Bikini baristas seek injunction against city's bare skin ban
EVERETT, Wash. - A group of bikini baristas is seeking a court injunction to prevent the city of Everett from enforcing a new dress code banning bare skin at expresso stands.
The request for an injunction was filed Thursday in U.S. District Court, 10 days after the baristas filed a lawsuit against two dress code ordinances passed earlier this year by the Everett City Council.
The lawsuit, filed in U.S. District Court, claims the dress-code ordinances - which ban bare midriffs, shoulders, breasts and buttocks - violate the baristas' rights to free expression and their right to privacy. The ordinances also discriminate specifically against women, the lawsuit says.

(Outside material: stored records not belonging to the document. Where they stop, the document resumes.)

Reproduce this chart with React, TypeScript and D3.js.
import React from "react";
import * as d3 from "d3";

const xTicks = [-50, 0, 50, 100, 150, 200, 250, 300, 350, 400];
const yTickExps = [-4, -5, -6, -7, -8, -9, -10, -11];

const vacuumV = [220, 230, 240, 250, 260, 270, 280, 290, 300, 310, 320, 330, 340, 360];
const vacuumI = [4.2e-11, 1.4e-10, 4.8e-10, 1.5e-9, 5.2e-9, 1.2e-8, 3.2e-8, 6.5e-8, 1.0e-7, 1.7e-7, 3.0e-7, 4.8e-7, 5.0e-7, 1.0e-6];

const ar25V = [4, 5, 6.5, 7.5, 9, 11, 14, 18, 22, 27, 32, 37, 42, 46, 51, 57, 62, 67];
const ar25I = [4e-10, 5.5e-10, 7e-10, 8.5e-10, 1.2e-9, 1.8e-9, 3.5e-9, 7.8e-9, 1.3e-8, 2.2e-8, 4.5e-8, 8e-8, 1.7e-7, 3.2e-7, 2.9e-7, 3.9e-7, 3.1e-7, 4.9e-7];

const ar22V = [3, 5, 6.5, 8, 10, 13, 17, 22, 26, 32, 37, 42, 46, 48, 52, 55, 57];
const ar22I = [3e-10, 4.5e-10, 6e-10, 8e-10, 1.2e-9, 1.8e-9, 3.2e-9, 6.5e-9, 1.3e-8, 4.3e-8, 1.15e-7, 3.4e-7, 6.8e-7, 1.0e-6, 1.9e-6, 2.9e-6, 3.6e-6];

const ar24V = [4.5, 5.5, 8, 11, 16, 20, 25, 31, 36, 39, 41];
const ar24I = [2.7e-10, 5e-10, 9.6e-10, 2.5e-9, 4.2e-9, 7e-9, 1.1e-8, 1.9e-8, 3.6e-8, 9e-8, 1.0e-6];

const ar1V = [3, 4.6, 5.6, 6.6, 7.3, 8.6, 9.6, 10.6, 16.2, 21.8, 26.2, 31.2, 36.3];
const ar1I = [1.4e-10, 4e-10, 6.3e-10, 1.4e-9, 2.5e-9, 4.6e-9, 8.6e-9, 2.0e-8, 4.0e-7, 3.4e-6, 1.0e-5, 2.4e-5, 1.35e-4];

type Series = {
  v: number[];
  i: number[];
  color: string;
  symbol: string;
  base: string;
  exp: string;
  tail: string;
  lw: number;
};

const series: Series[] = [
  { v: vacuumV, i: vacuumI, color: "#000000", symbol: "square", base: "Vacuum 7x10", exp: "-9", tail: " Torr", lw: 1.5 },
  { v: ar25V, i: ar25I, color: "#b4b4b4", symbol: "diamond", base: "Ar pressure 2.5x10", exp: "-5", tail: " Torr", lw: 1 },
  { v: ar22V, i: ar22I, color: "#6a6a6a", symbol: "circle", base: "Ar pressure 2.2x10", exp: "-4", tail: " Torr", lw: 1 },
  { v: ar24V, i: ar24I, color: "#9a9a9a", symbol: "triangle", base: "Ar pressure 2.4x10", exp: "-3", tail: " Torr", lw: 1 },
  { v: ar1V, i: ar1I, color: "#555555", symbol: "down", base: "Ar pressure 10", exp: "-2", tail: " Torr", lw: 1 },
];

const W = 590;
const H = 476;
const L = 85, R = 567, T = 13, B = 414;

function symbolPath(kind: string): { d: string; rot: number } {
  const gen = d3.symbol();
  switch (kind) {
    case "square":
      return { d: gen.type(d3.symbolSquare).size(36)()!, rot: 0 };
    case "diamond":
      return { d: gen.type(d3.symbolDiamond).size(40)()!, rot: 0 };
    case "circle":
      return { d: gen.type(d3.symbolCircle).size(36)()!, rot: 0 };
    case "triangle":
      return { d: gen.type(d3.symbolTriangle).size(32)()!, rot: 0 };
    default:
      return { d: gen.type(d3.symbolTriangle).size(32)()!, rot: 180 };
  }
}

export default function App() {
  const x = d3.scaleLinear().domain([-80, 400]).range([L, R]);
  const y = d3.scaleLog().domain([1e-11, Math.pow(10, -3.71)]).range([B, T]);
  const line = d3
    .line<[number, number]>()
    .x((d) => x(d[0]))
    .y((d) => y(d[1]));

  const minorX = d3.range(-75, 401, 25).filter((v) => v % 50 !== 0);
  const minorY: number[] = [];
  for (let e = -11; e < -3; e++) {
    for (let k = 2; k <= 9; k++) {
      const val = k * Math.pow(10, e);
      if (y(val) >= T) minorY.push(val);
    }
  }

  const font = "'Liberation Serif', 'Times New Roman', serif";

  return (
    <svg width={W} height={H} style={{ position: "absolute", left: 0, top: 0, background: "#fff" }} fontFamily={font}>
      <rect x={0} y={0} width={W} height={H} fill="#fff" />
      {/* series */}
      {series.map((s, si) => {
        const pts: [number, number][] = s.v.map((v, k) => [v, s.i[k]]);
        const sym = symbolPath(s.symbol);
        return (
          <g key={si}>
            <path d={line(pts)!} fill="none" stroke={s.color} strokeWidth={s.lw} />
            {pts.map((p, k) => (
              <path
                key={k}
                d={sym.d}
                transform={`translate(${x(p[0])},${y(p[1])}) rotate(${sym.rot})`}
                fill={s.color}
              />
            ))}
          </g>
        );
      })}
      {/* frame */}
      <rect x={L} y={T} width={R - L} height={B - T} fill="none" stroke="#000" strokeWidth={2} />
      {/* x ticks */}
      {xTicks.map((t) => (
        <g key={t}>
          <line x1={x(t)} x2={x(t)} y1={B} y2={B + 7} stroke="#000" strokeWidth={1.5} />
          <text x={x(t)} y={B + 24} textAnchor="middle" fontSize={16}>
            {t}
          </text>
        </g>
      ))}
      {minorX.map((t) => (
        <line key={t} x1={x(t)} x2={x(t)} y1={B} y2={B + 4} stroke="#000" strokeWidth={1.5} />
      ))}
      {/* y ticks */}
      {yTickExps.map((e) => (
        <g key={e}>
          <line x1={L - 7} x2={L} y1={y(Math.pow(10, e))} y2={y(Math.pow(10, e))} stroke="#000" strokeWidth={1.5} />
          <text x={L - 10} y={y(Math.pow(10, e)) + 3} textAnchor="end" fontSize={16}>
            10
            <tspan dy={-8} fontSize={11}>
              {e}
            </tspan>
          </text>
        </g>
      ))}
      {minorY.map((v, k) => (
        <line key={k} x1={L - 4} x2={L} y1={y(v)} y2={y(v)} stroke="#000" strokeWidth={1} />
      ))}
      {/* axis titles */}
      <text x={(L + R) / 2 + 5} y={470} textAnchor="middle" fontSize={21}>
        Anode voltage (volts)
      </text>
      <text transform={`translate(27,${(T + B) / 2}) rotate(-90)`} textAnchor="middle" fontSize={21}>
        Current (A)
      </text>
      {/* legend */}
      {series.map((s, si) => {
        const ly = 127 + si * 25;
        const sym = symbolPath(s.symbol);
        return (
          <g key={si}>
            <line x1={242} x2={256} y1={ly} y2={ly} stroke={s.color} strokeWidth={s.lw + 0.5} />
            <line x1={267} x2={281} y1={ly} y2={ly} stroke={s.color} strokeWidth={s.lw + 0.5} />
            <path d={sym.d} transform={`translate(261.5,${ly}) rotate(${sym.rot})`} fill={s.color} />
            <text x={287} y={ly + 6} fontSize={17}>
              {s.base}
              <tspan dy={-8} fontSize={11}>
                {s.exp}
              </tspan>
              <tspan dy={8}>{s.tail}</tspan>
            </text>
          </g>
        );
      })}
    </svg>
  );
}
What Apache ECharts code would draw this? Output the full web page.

The request for an injunction claims the ordinances are unconstitutional because they violate both the state and U.S. constitutions, violate due process rights and would do nothing to deter crime or to increase property values - which was the stated purpose of the ordinances.
The baristas also say the ordinances deprive them of the ability to earn a living in their chosen occupation.
The city of Everett said last week it would not enforce the dress code ordinances while the baristas' federal lawsuit is pending.
The plaintiffs in the lawsuit include seven baristas and an owner of a chain of bikini coffee stands, who argue that the new ordinances effectively abolish all bikini barista stands in Everett, putting women out of work or at the very least reducing their income from tips.
The ordinances require the workers to wear a minimum of tank tops and shorts. It specifically requires employees at "quick service" restaurants, which also include fast food and food trucks, to adhere to the dress code.